According to Yusuf, the application and structuring phase involving applicants and Primary Lending Institutions, including the preparation of a term sheet and notification to NIMASA, will take a maximum of 30 days. NIMASA’s internal review and issuance of an eligibility certificate, followed by submission to the Minister of Marine and Blue Economy for approval, is expected to take about seven days. Final ministerial approval has been allocated a maximum of 30 days, excluding the time required for applicants to meet conditions precedent for disbursement.

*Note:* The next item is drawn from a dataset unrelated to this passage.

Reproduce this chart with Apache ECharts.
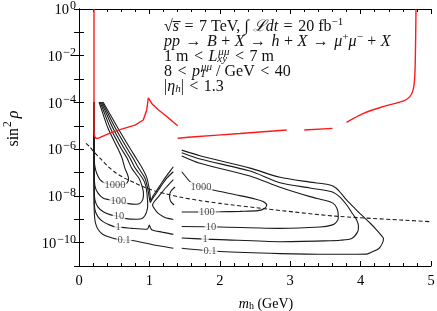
<!DOCTYPE html>
<html><head><meta charset="utf-8">
<script src="https://cdn.jsdelivr.net/npm/echarts@6/dist/echarts.min.js"></script>
<style>html,body{margin:0;padding:0;background:#fff}#c{width:437px;height:311px}</style>
</head><body><div id="c"></div>
<script>
const FF = '"Liberation Serif","DejaVu Serif",serif';

// All points: [m_h (GeV), log10(sin^2 rho)]
const redLeft = [[0.213,0],[0.213,-4.75],[0.213,-5.27],[0.220,-5.44],[0.241,-5.54],[0.26,-5.57],[0.284,-5.52],[0.308,-5.47],[0.44,-5.31],[0.582,-5.16],[0.795,-4.97],[0.913,-4.75],[0.962,-4.32],[0.985,-3.80],[1.033,-4.04],[1.122,-4.30],[1.22,-4.54],[1.32,-4.79],[1.402,-5.0]];
const redMid = [[1.402,-5.535],[1.648,-5.47],[2.287,-5.33],[2.95,-5.18]];
const redRight1 = [[3.20,-5.18],[3.60,-5.11]];
const redRight2 = [[3.80,-4.85],[4.04,-4.465],[4.32,-4.18],[4.61,-3.93],[4.70,-3.75],[4.745,-3.47],[4.766,-3.04],[4.777,-2.18],[4.787,0]];

const dashedCurve = [[0.099,-5.75],[0.156,-5.91],[0.213,-6.12],[0.298,-6.38],[0.416,-6.75],[0.536,-7.04],[0.653,-7.25],[0.795,-7.45],[0.913,-7.61],[1.08,-7.79],[1.22,-7.90],[1.43,-8.05],[1.72,-8.20],[2.0,-8.32],[2.67,-8.56],[3.61,-8.86],[4.56,-9.03],[5.0,-9.105]];

const c1000Left = [[0.284,-3.98],[0.322,-4.32],[0.412,-5.107],[0.55,-5.963],[0.611,-6.378],[0.653,-6.819],[0.703,-7.247],[0.70,-7.35],[0.675,-7.46],[0.639,-7.51],[0.511,-7.53],[0.369,-7.45],[0.298,-7.30],[0.251,-7.03],[0.227,-6.76],[0.217,-6.46],[0.213,-5.82],[0.212,-3.98]];

const c100Left = [[0.298,-3.98],[0.344,-4.32],[0.447,-5.107],[0.597,-5.963],[0.682,-6.378],[0.749,-6.819],[0.852,-7.247],[0.895,-7.58],[0.916,-7.88],[0.909,-8.13],[0.874,-8.30],[0.81,-8.36],[0.678,-8.32],[0.561,-8.24],[0.412,-8.155],[0.345,-8.10],[0.27,-7.88],[0.227,-7.58],[0.216,-7.11],[0.213,-6.04],[0.212,-3.98]];
const c100Nose = [[1.364,-7.62],[1.307,-7.79],[1.286,-8.005],[1.30,-8.22],[1.35,-8.39]];
const c100Right = [[1.459,-6.965],[1.52,-7.19],[1.577,-7.39],[1.719,-7.60],[1.903,-7.75],[2.24,-7.96],[2.50,-8.13],[2.614,-8.24],[2.666,-8.39],[2.635,-8.54],[2.543,-8.63],[2.287,-8.66],[2.003,-8.68],[1.459,-8.69]];

const c10Left = [[0.3125,-3.98],[0.366,-4.32],[0.483,-5.107],[0.639,-5.963],[0.724,-6.378],[0.80,-6.819],[0.902,-7.247],[0.945,-7.53],[0.963,-7.83],[0.973,-8.18],[0.976,-8.43],[0.963,-8.65],[0.9375,-8.84],[0.895,-8.97],[0.824,-9.00],[0.639,-8.96],[0.568,-8.88],[0.44,-8.80],[0.345,-8.68],[0.27,-8.48],[0.227,-8.18],[0.216,-7.75],[0.213,-6.46],[0.212,-3.98]];
const c10Mid = [[1.34,-7.30],[1.236,-7.64],[1.136,-8.005],[1.065,-8.26],[1.044,-8.39],[1.065,-8.52],[1.104,-8.68],[1.151,-8.80],[1.222,-8.925],[1.34,-9.01]];
const c10Right = [[1.459,-6.29],[1.719,-6.605],[2.429,-7.15],[2.855,-7.63],[3.281,-8.03],[3.565,-8.25],[3.636,-8.39],[3.679,-8.68],[3.683,-8.96],[3.65,-9.14],[3.59,-9.25],[3.423,-9.33],[2.855,-9.39],[2.003,-9.33],[1.459,-9.31]];

const c1Upper = [[0.327,-3.98],[0.386,-4.32],[0.518,-5.107],[0.682,-5.963],[0.767,-6.378],[0.848,-6.819],[0.9375,-7.247],[0.98,-7.75],[0.999,-8.09],[1.013,-8.28],[1.037,-8.155],[1.094,-7.90],[1.165,-7.58],[1.25,-7.23],[1.34,-6.965]];
const c1Lower = [[1.34,-9.645],[1.179,-9.55],[1.037,-9.46],[1.016,-9.37],[0.999,-9.25],[0.983,-9.37],[0.962,-9.43],[0.753,-9.39],[0.607,-9.345],[0.554,-9.35],[0.44,-9.25],[0.341,-9.10],[0.27,-8.90],[0.227,-8.60],[0.216,-8.18],[0.213,-6.89],[0.212,-3.98]];
const c1Right = [[1.459,-6.15],[1.719,-6.42],[2.429,-6.935],[2.855,-7.435],[3.281,-7.66],[3.59,-7.82],[3.707,-8.05],[3.803,-8.39],[3.878,-8.73],[3.945,-9.03],[3.97,-9.33],[3.956,-9.55],[3.874,-9.82],[3.707,-9.90],[3.565,-9.92],[2.855,-9.96],[2.003,-9.87],[1.79,-9.85],[1.459,-9.80]];

const c01Upper = [[0.341,-3.98],[0.406,-4.32],[0.554,-5.107],[0.724,-5.963],[0.81,-6.378],[0.899,-6.819],[0.966,-7.247],[1.001,-7.75],[1.013,-8.05],[1.02,-8.20],[1.051,-8.005],[1.108,-7.75],[1.193,-7.36],[1.264,-7.06],[1.34,-6.75]];
const c01Lower = [[1.34,-10.24],[1.151,-10.145],[1.009,-10.06],[0.866,-9.97],[0.724,-9.90],[0.639,-9.89],[0.554,-9.86],[0.44,-9.77],[0.341,-9.65],[0.277,-9.46],[0.234,-9.16],[0.217,-8.69],[0.213,-7.75],[0.212,-3.98]];
const c01Right = [[1.459,-6.04],[1.719,-6.28],[2.429,-6.81],[2.855,-7.205],[3.281,-7.41],[3.565,-7.53],[3.65,-7.66],[3.72,-7.88],[3.803,-8.18],[3.92,-8.54],[4.038,-8.89],[4.134,-9.16],[4.229,-9.46],[4.29,-9.675],[4.325,-9.82],[4.31,-10.02],[4.26,-10.25],[4.16,-10.40],[4.087,-10.49],[3.565,-10.50],[2.855,-10.47],[2.003,-10.38],[1.459,-10.24]];

const contourLabels = [
  ['1000',0.511,-7.53],['100',0.561,-8.24],['10',0.568,-8.88],['1',0.554,-9.35],['0.1',0.639,-9.90],
  ['1000',1.733,-7.63],['100',1.818,-8.70],['10',1.875,-9.33],['1',1.79,-9.85],['0.1',1.86,-10.37]
];
const gridExponents = [-4,-6,-8,-10];
const xTicks = {min:0, max:5, interval:1};
const yRange = {min:1e-11, max:1};

const toVal = arr => arr.map(p => [p[0], Math.pow(10, p[1])]);
function lineSeries(arr, color, width, type, smooth, z){
  return {type:'line', data: toVal(arr), showSymbol:false, symbol:'none', smooth: smooth,
    lineStyle:{color:color, width:width, type:type}, silent:true, z:z, animation:false, clip:true};
}
const black = '#1a1a1a', red = '#ff1a1a';
const series = [];
[c1000Left,c100Left,c100Nose,c100Right,c10Left,c10Mid,c10Right,c1Upper,c1Lower,c1Right,c01Upper,c01Lower,c01Right]
  .forEach(a => series.push(lineSeries(a, black, 1.1, 'solid', 0.25, 3)));
const dash = lineSeries(dashedCurve, black, 1.1, [4,2.5], 0.2, 4);
dash.markLine = {silent:true, symbol:'none', label:{show:false}, animation:false,
  lineStyle:{type:[1,2], color:'#c8c8c8', width:0.8},
  data: gridExponents.map(e => ({yAxis: Math.pow(10, e)}))};
series.push(dash);
series.push(lineSeries(redLeft, red, 1.4, 'solid', false, 5));
[redMid, redRight1, redRight2].forEach(a => series.push(lineSeries(a, red, 1.4, 'solid', 0.3, 5)));
series.push({type:'scatter', symbolSize:2, itemStyle:{color:'rgba(0,0,0,0)'}, z:6, silent:true, animation:false,
  data: contourLabels.map(l => ({name:l[0], value:[l[1], Math.pow(10,l[2])]})),
  label:{show:true, position:'inside', formatter:'{b}', fontFamily:FF, fontSize:10.5, color:'#1a1a1a',
    backgroundColor:'#fff', padding:[0,1]}});

const richBase = {
  b:{fontFamily:FF, fontSize:14.5, lineHeight:18, verticalAlign:'bottom', color:'#000'},
  sup:{fontFamily:FF, fontSize:12, lineHeight:9, verticalAlign:'top', color:'#000', padding:[0,0,0,1]}
};
const richX = {
  i:{fontFamily:FF, fontSize:14, fontStyle:'italic', lineHeight:18, verticalAlign:'bottom', color:'#000'},
  b:{fontFamily:FF, fontSize:14, lineHeight:18, verticalAlign:'bottom', color:'#000'},
  sub:{fontFamily:FF, fontSize:10, lineHeight:9, verticalAlign:'bottom', color:'#000'}
};
const richY = {
  i:{fontFamily:FF, fontSize:16, fontStyle:'italic', lineHeight:20, verticalAlign:'bottom', color:'#000'},
  b:{fontFamily:FF, fontSize:16, lineHeight:20, verticalAlign:'bottom', color:'#000'},
  sup:{fontFamily:FF, fontSize:11.5, lineHeight:10, verticalAlign:'top', color:'#000', padding:[0,3,0,1]}
};
const gs = (o) => Object.assign({fontFamily:FF, fill:'#111'}, o);
const richG = {
  t: gs({fontSize:16, lineHeight:18, verticalAlign:'bottom'}),
  i: gs({fontSize:16, fontStyle:'italic', lineHeight:18, verticalAlign:'bottom'}),
  r: gs({fontSize:16, lineHeight:18, verticalAlign:'bottom', padding:[0,5.5,0,5.5]}),
  o: gs({fontSize:16, lineHeight:18, verticalAlign:'bottom', padding:[0,4.5,0,4.5]}),
  sup: gs({fontSize:11, lineHeight:9, verticalAlign:'top'}),
  isup: gs({fontSize:11, fontStyle:'italic', lineHeight:9, verticalAlign:'top'}),
  isub: gs({fontSize:11, fontStyle:'italic', lineHeight:9, verticalAlign:'bottom'}),
  isubz: gs({fontSize:11, fontStyle:'italic', lineHeight:9, verticalAlign:'bottom', width:1})
};
const annot = [
  '{t|√}{i|s\u0305}{r|=}{t|7 TeV, ∫ }{i|ℒdt}{r|=}{t|20 fb}{sup|−1}',
  '{i|pp}{r|→}{i|B}{o|+}{i|X}{r|→}{i|h}{o|+}{i|X}{r|→}{i|μ}{sup|+}{i|μ}{sup|−}{o|+}{i|X}',
  '{t|1 m}{r|<}{i|L}{isubz|xy}{isup|μμ}{r|<}{t|7 m}',
  '{t|8}{r|<}{i|p}{isubz|T}{isup|μμ}{t| / GeV}{r|<}{t|40}',
  '{t||}{i|η}{isub|h}{t||}{r|<}{t|1.3}'
];
const annotY = [26, 41, 56, 71, 86];

function expLabel(v){
  const e = Math.round(Math.log10(v));
  if (e % 2 !== 0) return '';
  return '{b|10}{sup|' + (e < 0 ? '−' + (-e) : e) + '}';
}
const tickCommon = {inside:true, length:5, lineStyle:{color:'#000', width:1}};
const chart = echarts.init(document.getElementById('c'), null, {renderer:'canvas'});
chart.setOption({
  animation:false,
  backgroundColor:'#fff',
  grid:{left:79, right:6, top:9, bottom:45, containLabel:false, outerBoundsMode:'none'},
  xAxis:[
    {type:'value', min:xTicks.min, max:xTicks.max, interval:xTicks.interval, position:'bottom',
     axisLine:{show:true, lineStyle:{color:'#000', width:1}}, axisTick:tickCommon,
     minorTick:{show:true, splitNumber:5, length:3, lineStyle:{color:'#000', width:1}},
     splitLine:{show:false},
     axisLabel:{fontFamily:FF, fontSize:14.5, color:'#000', margin:8},
     name:'{i|m}{sub|h}{b| (GeV)}', nameLocation:'middle', nameGap:27,
     nameTextStyle:{rich:richX, padding:[0,0,0,22]}},
    {type:'value', min:xTicks.min, max:xTicks.max, interval:xTicks.interval, position:'top',
     axisLine:{show:true, lineStyle:{color:'#000', width:1}}, axisTick:tickCommon,
     minorTick:{show:true, splitNumber:5, length:3, lineStyle:{color:'#000', width:1}},
     splitLine:{show:false}, axisLabel:{show:false}}
  ],
  yAxis:[
    {type:'log', logBase:10, min:yRange.min, max:yRange.max, interval:1, position:'left',
     axisLine:{show:true, lineStyle:{color:'#000', width:1}}, axisTick:tickCommon,
     splitLine:{show:false},
     axisLabel:{formatter:expLabel, rich:richBase, margin:3, showMinLabel:true, showMaxLabel:true},
     name:'{b|sin}{sup|2}{i|ρ}', nameLocation:'middle', nameGap:57,
     nameTextStyle:{rich:richY, padding:[0,0,0,18]}},
    {type:'log', logBase:10, min:yRange.min, max:yRange.max, interval:1, position:'right',
     axisLine:{show:true, lineStyle:{color:'#000', width:1}}, axisTick:tickCommon,
     splitLine:{show:false}, axisLabel:{show:false}}
  ],
  graphic: annot.map((t, k) => ({type:'text', x:164, y:annotY[k], z:10,
    style:{text:t, rich:richG, fontFamily:FF, fontSize:16, fill:'#111', verticalAlign:'middle'}})),
  series: series
});
</script></body></html>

He added that once all conditions are satisfied and a disbursement request is submitted by a Primary Lending Institution, NIMASA will release its portion of the funds within 72 hours, while participating banks are expected to immediately deploy the loans to beneficiaries for vessel acquisition or other approved maritime assets.
Yusuf explained that applicants must submit bankable, transaction-based proposals supported by feasibility studies and provide equity contributions to demonstrate commitment to the projects being financed.
He disclosed that 12 financial institutions have been pre-qualified to participate in the CVFF framework, including Zenith Bank, United Bank for Africa, Union Bank, Taj Bank, SunTrust Bank, Stanbic IBTC, First Bank, Optimus Bank, Lotus Bank, Jaiz Bank, Fidelity Bank, and the Bank of Industry.